27 February 2023 | News
Panelists from the government and venture capital firms come together on a common platform
East Ventures, a pioneering sector-agnostic venture capital firm that has supported over 250 tech companies across Southeast Asia, recently launched the White paper: “Genomics: Leapfrogging into the Indonesian healthcare future”, a collaborative report with Indonesia’s Health Ministry and a global consulting company, RedSeer.
During the event, there was a panel discussion that pointed out on how the government and private sectors can collaborate to advance the Indonesian healthcare system.
"An important thing is to build the capacity for startups and accelerating things together with the government. We have been working closely with East Ventures since a long time ago. We started from Jakarta Smart City to grow the ecosystem, which startups need. From the government, we need collaborations with startups and other parties. The government’s task is to build the platform standardisation; startups can use this platform to build things such as registries systems and health information systems. With this initiative, we can leap forward faster than other countries", said Setiaji, Chief of Digital Transformation Office, Ministry of Health, The Republic of Indonesia.
Talking about the role that venture capitalists can play in strengthening the healthcare ecosystem of the country, Aldi Adrian Hartanto, Partner at ARISE & VP at MDI Ventures said, "We, as venture capitalists, need to be able to move all the pieces of the puzzle. At the moment, there are a lot of puzzles from the government’s side, the private sector, the pharmaceutical side, healthcare providers, and insurance."

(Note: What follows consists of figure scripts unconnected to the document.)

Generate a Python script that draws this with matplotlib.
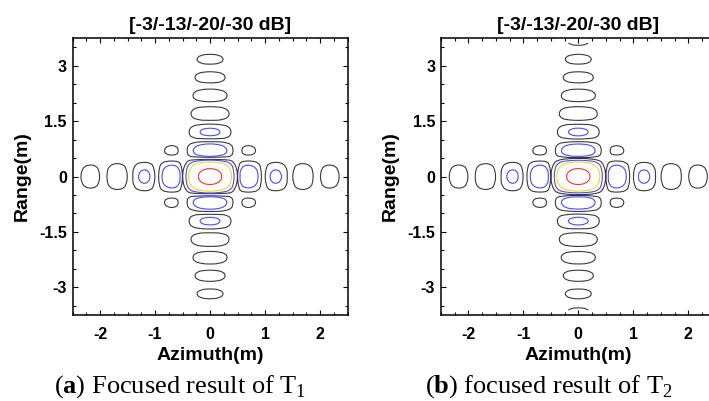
import numpy as np
import matplotlib
matplotlib.use("Agg")
import matplotlib.pyplot as plt
from matplotlib.ticker import MultipleLocator

plt.rcParams["font.family"] = ["Liberation Sans", "DejaVu Sans"]
plt.rcParams["mathtext.fontset"] = "custom"
plt.rcParams["mathtext.rm"] = "Liberation Serif"
plt.rcParams["mathtext.bf"] = "Liberation Serif:bold"

# contour levels (dB) and their colours
levels_db = [-30, -20, -13, -3]
level_colors = ["#3a3a3a", "#4a4aff", "#ffd21e", "#ff3030"]

# point target response: resolution (m) in azimuth / range for T1, T2
resolution_az = [0.485, 0.485]
resolution_rg = [0.49, 0.49]
extent_rg = [3.55, 3.62]

panel_titles = ["[-3/-13/-20/-30 dB]", "[-3/-13/-20/-30 dB]"]
captions = [r"($\mathbf{a}$) Focused result of T$_1$",
            r"($\mathbf{b}$) focused result of T$_2$"]
xticks = [-2, -1, 0, 1, 2]
yticks = [-3, -1.5, 0, 1.5, 3]
yticklabels = ["-3", "-1.5", "0", "1.5", "3"]
xticklabels = ["-2", "-1", "0", "1", "2"]

fig = plt.figure(figsize=(7.09, 4.01), dpi=100)
ax_lefts = [0.1023, 0.6217]
caption_x = [0.254, 0.774]

x = np.linspace(-2.5, 2.5, 101)
for i in range(2):
    ax = fig.add_axes([ax_lefts[i], 0.2147, 0.3879, 0.690])
    y = np.linspace(-extent_rg[i], extent_rg[i], 145)
    X, Y = np.meshgrid(x, y)
    amp = np.abs(np.sinc(X / resolution_az[i]) * np.sinc(Y / resolution_rg[i]))
    db = 20 * np.log10(np.maximum(amp, 1e-6))
    ax.contour(X, Y, db, levels=levels_db, colors=level_colors,
               linewidths=0.8)
    ax.set_xlim(-2.5, 2.5)
    ax.set_ylim(-3.75, 3.75)
    ax.set_xticks(xticks)
    ax.set_xticklabels(xticklabels)
    ax.set_yticks(yticks)
    ax.set_yticklabels(yticklabels)
    ax.xaxis.set_minor_locator(MultipleLocator(0.25))
    ax.yaxis.set_minor_locator(MultipleLocator(0.5))
    ax.tick_params(which="both", direction="in", top=True, right=True,
                   width=0.8, labelsize=11.5)
    ax.tick_params(which="major", length=3.5)
    ax.tick_params(which="minor", length=2)
    ax.tick_params(axis="x", pad=8.5)
    ax.tick_params(axis="y", pad=4)
    for lbl in ax.get_xticklabels() + ax.get_yticklabels():
        lbl.set_fontweight("bold")
    for s in ax.spines.values():
        s.set_linewidth(1.1)
    ax.set_title(panel_titles[i], fontsize=14, fontweight="bold", pad=6)
    ax.set_xlabel("Azimuth(m)", fontsize=14, fontweight="bold", labelpad=4)
    ax.set_ylabel("Range(m)", fontsize=14, fontweight="bold", labelpad=6)
    fig.text(caption_x[i], 0.035, captions[i], fontsize=19,
             family="Liberation Serif", ha="center", va="center")

fig.savefig("out.png", dpi=100)
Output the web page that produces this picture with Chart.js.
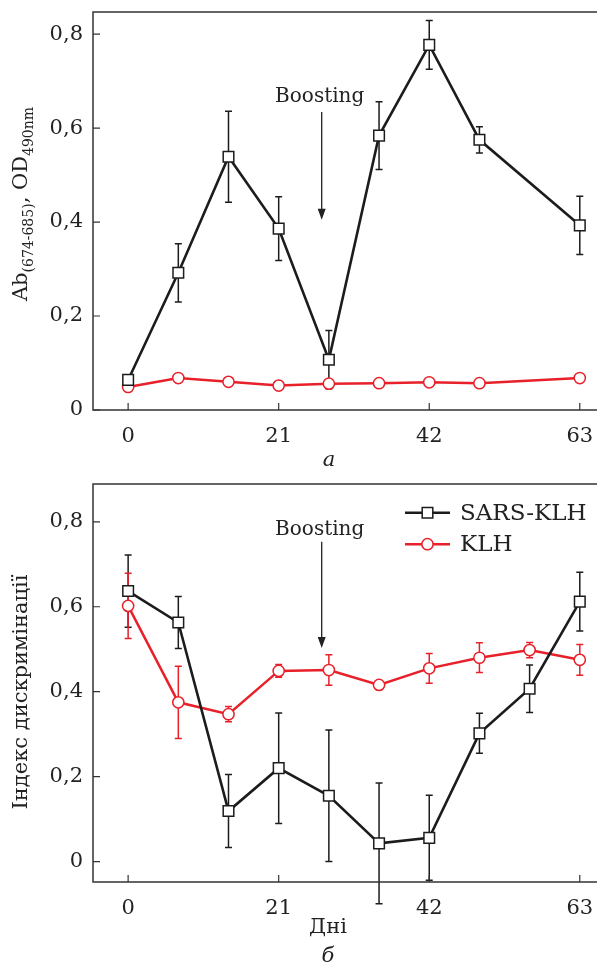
<!DOCTYPE html>
<html>
<head>
<meta charset="utf-8">
<script src="https://cdn.jsdelivr.net/npm/chart.js@4.4.0/dist/chart.umd.min.js"></script>
<style>
  html, body { margin: 0; padding: 0; background: #fff; }
  canvas { position: absolute; left: 0; }
  #chartA { top: 0; }
  #chartB { top: 470px; }
</style>
</head>
<body>
<canvas id="chartA" width="597" height="470"></canvas>
<canvas id="chartB" width="597" height="496"></canvas>
<script>
// Дані
const xTicks = [0, 21, 42, 63];
const yTicks = [0, 0.2, 0.4, 0.6, 0.8];
const boostDay = 27;

// a: антитіла
const daysA = [0, 7, 14, 21, 28, 35, 42, 49, 63];
const sarsA = [0.064, 0.292, 0.539, 0.386, 0.107, 0.584, 0.777, 0.575, 0.393];
const sarsAErr = [0, 0.062, 0.097, 0.068, 0.062, 0.072, 0.052, 0.028, 0.062];
const klhA = [0.049, 0.068, 0.060, 0.052, 0.056, 0.057, 0.059, 0.057, 0.068];

// б: індекс дискримінації
const daysB = [0, 7, 14, 21, 28, 35, 42, 49, 56, 63];
const sarsB = [0.637, 0.563, 0.119, 0.220, 0.155, 0.043, 0.056, 0.302, 0.407, 0.612];
const sarsBErr = [0.085, 0.061, 0.086, 0.130, 0.155, 0.142, 0.100, 0.047, 0.056, 0.069];
const klhB = [0.602, 0.375, 0.347, 0.449, 0.451, 0.416, 0.455, 0.480, 0.498, 0.475];
const klhBErr = [0.077, 0.085, 0.018, 0.015, 0.036, 0, 0.035, 0.035, 0.018, 0.036];

const seriesNames = ["SARS-KLH", "KLH"];

const BLACK = "#1c1c1c";
const RED = "#e8202a";
const SERIF = "'DejaVu Serif', 'Liberation Serif', serif";

const toXY = (xs, ys) => xs.map((x, i) => ({ x, y: ys[i] }));
const fmt = v => v === 0 ? "0" : v.toFixed(1).replace(".", ",");

function sarsSet(xs, ys, err) {
  return {
    label: seriesNames[0], data: toXY(xs, ys), err,
    borderColor: BLACK, borderWidth: 2.6, backgroundColor: "#fff",
    pointStyle: "rect", pointRadius: 7.5, pointBorderWidth: 1.5,
    pointBorderColor: BLACK, pointBackgroundColor: "#fff", clip: false
  };
}
function klhSet(xs, ys, err) {
  return {
    label: seriesNames[1], data: toXY(xs, ys), err,
    borderColor: RED, borderWidth: 2.5, backgroundColor: "#fff",
    pointStyle: "circle", pointRadius: 5.6, pointBorderWidth: 1.5,
    pointBorderColor: RED, pointBackgroundColor: "#fff", clip: false
  };
}

// рамка, внутрішні штрихи, планки похибок, стрілка, підписи
const decor = {
  id: "decor",
  beforeDatasetsDraw(chart) {
    const { ctx } = chart;
    const xs = chart.scales.x, ys = chart.scales.y;
    chart.data.datasets.forEach(ds => {
      if (!ds.err) return;
      ctx.save();
      ctx.strokeStyle = ds.borderColor;
      ctx.lineWidth = 1.5;
      ds.data.forEach((p, i) => {
        const e = ds.err[i];
        if (!e) return;
        const px = xs.getPixelForValue(p.x);
        const y1 = ys.getPixelForValue(p.y + e);
        const y2 = ys.getPixelForValue(p.y - e);
        ctx.beginPath();
        ctx.moveTo(px, y1); ctx.lineTo(px, y2);
        ctx.moveTo(px - 3.5, y1); ctx.lineTo(px + 3.5, y1);
        ctx.moveTo(px - 3.5, y2); ctx.lineTo(px + 3.5, y2);
        ctx.stroke();
      });
      ctx.restore();
    });
  },
  afterDraw(chart, args, opts) {
    const { ctx, chartArea: a } = chart;
    const xs = chart.scales.x, ys = chart.scales.y;
    ctx.save();
    // рамка (без правої сторони)
    ctx.strokeStyle = "#333";
    ctx.lineWidth = 1.5;
    ctx.beginPath();
    ctx.moveTo(chart.width, a.top); ctx.lineTo(a.left, a.top);
    ctx.lineTo(a.left, a.bottom); ctx.lineTo(chart.width, a.bottom);
    ctx.stroke();
    // штрихи всередину
    ctx.lineWidth = 1.2;
    ctx.beginPath();
    yTicks.forEach(v => {
      const py = ys.getPixelForValue(v);
      ctx.moveTo(a.left, py); ctx.lineTo(a.left + 7, py);
    });
    xTicks.forEach(v => {
      const px = xs.getPixelForValue(v);
      ctx.moveTo(px, a.bottom); ctx.lineTo(px, a.bottom - 7);
    });
    ctx.stroke();

    // Boosting
    const bx = xs.getPixelForValue(boostDay);
    ctx.fillStyle = "#222";
    ctx.strokeStyle = "#222";
    ctx.font = "20px " + SERIF;
    ctx.textAlign = "center";
    ctx.textBaseline = "alphabetic";
    ctx.fillText("Boosting", bx - 2, ys.getPixelForValue(opts.boostText));
    const yA = ys.getPixelForValue(opts.arrowFrom), yB = ys.getPixelForValue(opts.arrowTo);
    ctx.lineWidth = 1.3;
    ctx.beginPath(); ctx.moveTo(bx, yA); ctx.lineTo(bx, yB - 8); ctx.stroke();
    ctx.beginPath();
    ctx.moveTo(bx, yB); ctx.lineTo(bx - 4, yB - 11); ctx.lineTo(bx + 4, yB - 11);
    ctx.closePath(); ctx.fill();

    // вісь Y: назва
    ctx.save();
    ctx.translate(opts.yTitleX, opts.yTitleY);
    ctx.rotate(-Math.PI / 2);
    const parts = opts.yTitle;
    let total = 0;
    parts.forEach(p => { ctx.font = (p.sub ? "14px " : "21px ") + SERIF; total += ctx.measureText(p.t).width; });
    let cx = -total / 2;
    ctx.textAlign = "left";
    ctx.textBaseline = "middle";
    parts.forEach(p => {
      ctx.font = (p.sub ? "14px " : "21px ") + SERIF;
      ctx.fillText(p.t, cx, p.sub ? 7 : 0);
      cx += ctx.measureText(p.t).width;
    });
    ctx.restore();

    // підписи під віссю X
    ctx.textAlign = "center";
    ctx.textBaseline = "middle";
    (opts.xNotes || []).forEach(n => {
      ctx.font = (n.italic ? "italic " : "") + "21px " + SERIF;
      ctx.fillText(n.t, n.x, n.y);
    });

    // легенда
    if (opts.legend) {
      chart.data.datasets.forEach((ds, i) => {
        const ly = opts.legend.y + i * 31.5;
        const lx = opts.legend.x;
        ctx.strokeStyle = ds.borderColor;
        ctx.lineWidth = 2.5;
        ctx.beginPath(); ctx.moveTo(lx, ly); ctx.lineTo(lx + 45, ly); ctx.stroke();
        ctx.fillStyle = "#fff";
        ctx.lineWidth = 1.5;
        ctx.beginPath();
        if (ds.pointStyle === "rect") ctx.rect(lx + 22.5 - 5.3, ly - 5.3, 10.6, 10.6);
        else ctx.arc(lx + 22.5, ly, 5.6, 0, Math.PI * 2);
        ctx.fill(); ctx.stroke();
        ctx.fillStyle = "#222";
        ctx.font = "23px " + SERIF;
        ctx.textAlign = "left";
        ctx.textBaseline = "middle";
        ctx.fillText(ds.label, lx + 55, ly + 1);
      });
    }
    ctx.restore();
  }
};

function makeOptions(yMin, yMax, bottomSpace, extra) {
  return {
    responsive: false,
    animation: false,
    layout: { autoPadding: false, padding: { top: extra.top, right: 0, left: 0, bottom: 0 } },
    plugins: { legend: { display: false }, tooltip: { enabled: false }, decor: extra },
    elements: { line: { tension: 0 } },
    scales: {
      x: {
        type: "linear", min: -4.9, max: 65.4,
        afterBuildTicks: s => { s.ticks = xTicks.map(v => ({ value: v })); },
        afterFit: s => { s.height = bottomSpace; s.paddingLeft = 0; s.paddingRight = 0; },
        grid: { display: false, drawTicks: false },
        border: { display: false },
        ticks: { padding: 14, color: "#222", font: { family: SERIF, size: 21 } }
      },
      y: {
        type: "linear", min: yMin, max: yMax,
        afterBuildTicks: s => { s.ticks = yTicks.map(v => ({ value: v })); },
        afterFit: s => { s.width = 93; s.paddingTop = 0; s.paddingBottom = 0; },
        grid: { display: false, drawTicks: false },
        border: { display: false },
        ticks: { padding: 10, color: "#222", font: { family: SERIF, size: 21 }, callback: v => fmt(v) }
      }
    }
  };
}

new Chart(document.getElementById("chartA"), {
  type: "line",
  data: { datasets: [sarsSet(daysA, sarsA, sarsAErr), klhSet(daysA, klhA, null)] },
  options: makeOptions(0, 0.847, 60, {
    top: 12,
    boostText: 0.655, arrowFrom: 0.634, arrowTo: 0.405,
    yTitleX: 22, yTitleY: 204,
    yTitle: [{ t: "Ab" }, { t: "(674-685)", sub: true }, { t: ", OD" }, { t: "490nm", sub: true }],
    xNotes: [{ t: "a", x: 329, y: 461, italic: true }]
  }),
  plugins: [decor]
});

new Chart(document.getElementById("chartB"), {
  type: "line",
  data: { datasets: [sarsSet(daysB, sarsB, sarsBErr), klhSet(daysB, klhB, klhBErr)] },
  options: makeOptions(-0.048, 0.889, 84, {
    top: 14,
    boostText: 0.769, arrowFrom: 0.753, arrowTo: 0.503,
    yTitleX: 22, yTitleY: 222,
    yTitle: [{ t: "Індекс дискримінації" }],
    xNotes: [{ t: "Дні", x: 328, y: 458 }, { t: "б", x: 328, y: 487, italic: true }],
    legend: { x: 405, y: 42.7 }
  }),
  plugins: [decor]
});
</script>
</body>
</html>
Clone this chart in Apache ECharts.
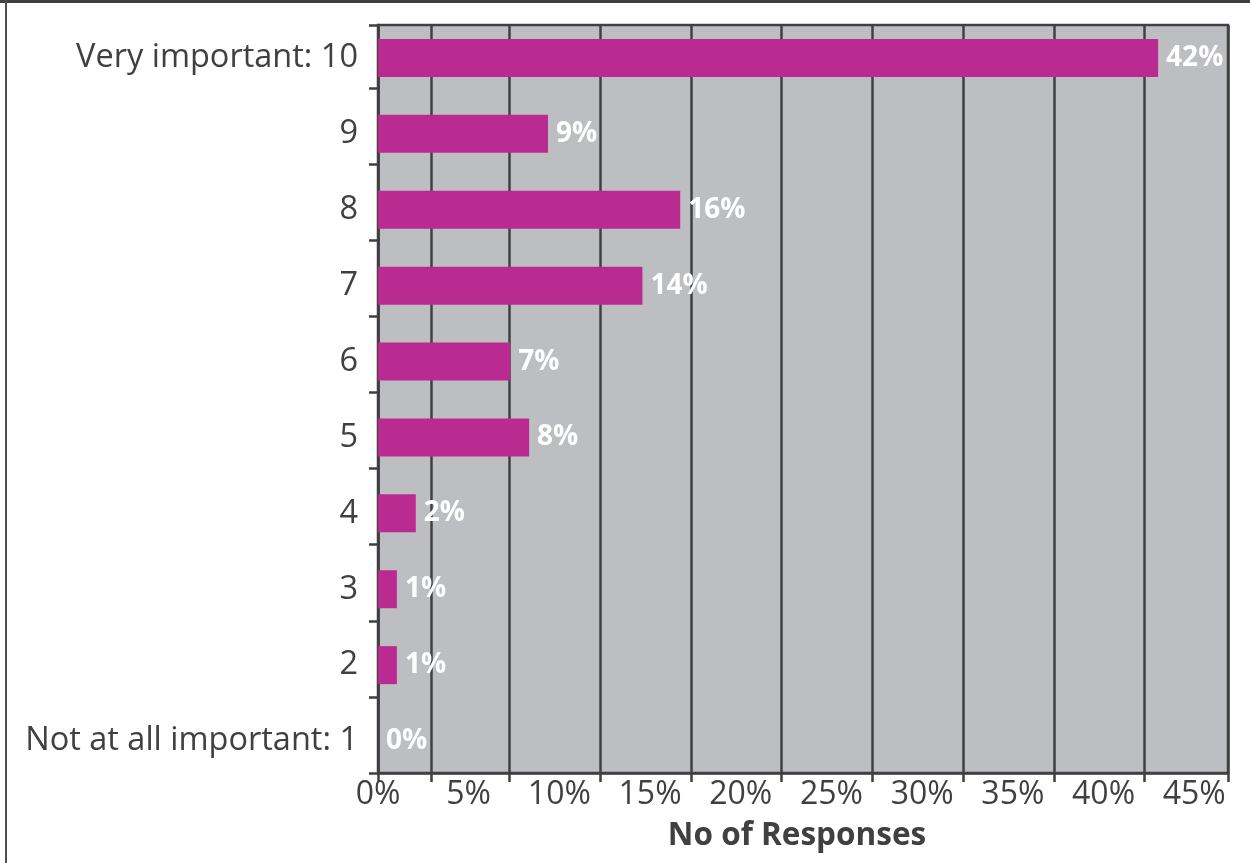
<!DOCTYPE html>
<html>
<head>
<meta charset="utf-8">
<script src="https://cdn.jsdelivr.net/npm/echarts@6/dist/echarts.min.js"></script>
<style>
  html, body { margin: 0; padding: 0; background: #ffffff; }
  #chart { width: 1250px; height: 863px; }
</style>
</head>
<body>
<div id="chart"></div>
<script>
// ---- data ----
const categories = ['Not at all important: 1', '2', '3', '4', '5', '6', '7', '8', '9', 'Very important: 10'];
const shares = [0, 1, 1, 2, 8, 7, 14, 16, 9, 41.3];          // bar lengths in % as drawn
const shareLabels = ['0%', '1%', '1%', '2%', '8%', '7%', '14%', '16%', '9%', '42%'];
const gridValues = [0, 2.81, 6.93, 11.75, 16.57, 21.33, 26.15, 30.97, 35.79, 40.55, 45]; // vertical gridlines
const tickLabelMax = 46.86;  // label scale as printed (0%..45% every 5%)
const axisTitle = 'No of Responses';

const FONT = '"Open Sans", sans-serif';
const DARK = '#404040';

const chart = echarts.init(document.getElementById('chart'), null, { renderer: 'canvas' });
chart.setOption({
  animation: false,
  backgroundColor: '#ffffff',
  title: {
    text: axisTitle,
    left: 792, top: 815, textAlign: 'center',
    textStyle: { fontFamily: FONT, fontSize: 31.5, fontWeight: 'bold', color: DARK }
  },
  graphic: [
    { type: 'rect', shape: { x: 0, y: 0, width: 1250, height: 3 }, style: { fill: DARK } },
    { type: 'rect', shape: { x: 5, y: 0, width: 2, height: 863 }, style: { fill: '#505050' } }
  ],
  grid: [
    { // frame grid
      left: 378, right: 22, top: 25, bottom: 90,
      show: true, backgroundColor: '#bdbec2', borderColor: DARK, borderWidth: 2.5
    },
    { // bars grid
      left: 378, right: 22, top: 20, bottom: 84
    }
  ],
  xAxis: [
    {
      gridIndex: 0, type: 'value', position: 'bottom', min: 0, max: 45,
      axisLine: { show: true, lineStyle: { color: DARK, width: 2.5 } },
      axisTick: { show: true, customValues: gridValues, length: 9, lineStyle: { color: DARK, width: 2.5 } },
      splitLine: { show: true, lineStyle: { color: DARK, width: 2.5 } },
      axisLabel: { show: false }
    },
    {
      gridIndex: 1, type: 'value', min: 0, max: 45, show: false
    },
    {
      gridIndex: 0, type: 'value', position: 'bottom', min: 0, max: tickLabelMax, interval: 5,
      axisLine: { show: false }, axisTick: { show: false }, splitLine: { show: false },
      axisLabel: {
        show: true, showMaxLabel: false, margin: 6,
        fontFamily: FONT, fontSize: 32, color: DARK,
        formatter: v => (v % 5 === 0 ? v + '%' : '')
      }
    }
  ],
  yAxis: [
    {
      gridIndex: 0, type: 'value', min: 0, max: 9.83, interval: 1,
      axisLine: { show: true, lineStyle: { color: DARK, width: 2.5 } },
      axisTick: { show: true, length: 9, lineStyle: { color: DARK, width: 2.5 } },
      splitLine: { show: false },
      axisLabel: { show: false }
    },
    {
      gridIndex: 1, type: 'category', data: categories,
      axisLine: { show: false }, axisTick: { show: false }, splitLine: { show: false },
      axisLabel: { margin: 20, fontFamily: FONT, fontSize: 32.5, color: DARK }
    }
  ],
  series: [{
    type: 'bar',
    xAxisIndex: 1, yAxisIndex: 1,
    data: shares,
    barWidth: 38,
    itemStyle: { color: '#b92b91' },
    label: {
      show: true, position: 'right', distance: 8,
      fontFamily: FONT, fontSize: 28, fontWeight: 'bold', color: '#ffffff',
      formatter: p => shareLabels[p.dataIndex]
    }
  }]
});
</script>
</body>
</html>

Echoing this thought, Roderick Purwana, Managing Partner at East Ventures said, "One of the biggest gaps in healthcare today is funding. As venture capitalists, one of our main roles is to provide capital and funding. Solving the issue and advancing healthcare is a multi-stakeholder issue. When we look at the statistics on how venture capitalists already make much funding for healthcare and healthcare-related companies, the number is very low. So, it’s not only about providing the funding but also about leading people to come in and fund the sector."
"We know that Indonesia’s healthcare is still in the early stages. There will be challenges, of course, but through the collaborations between the government, the startups, and venture capitalists, we hope to leapfrog Indonesia to better healthcare quality", concluded Ririn Ramadhany, Special Strategy Delivery Team for the Minister of Health, Ministry of Health, The Republic of Indonesia.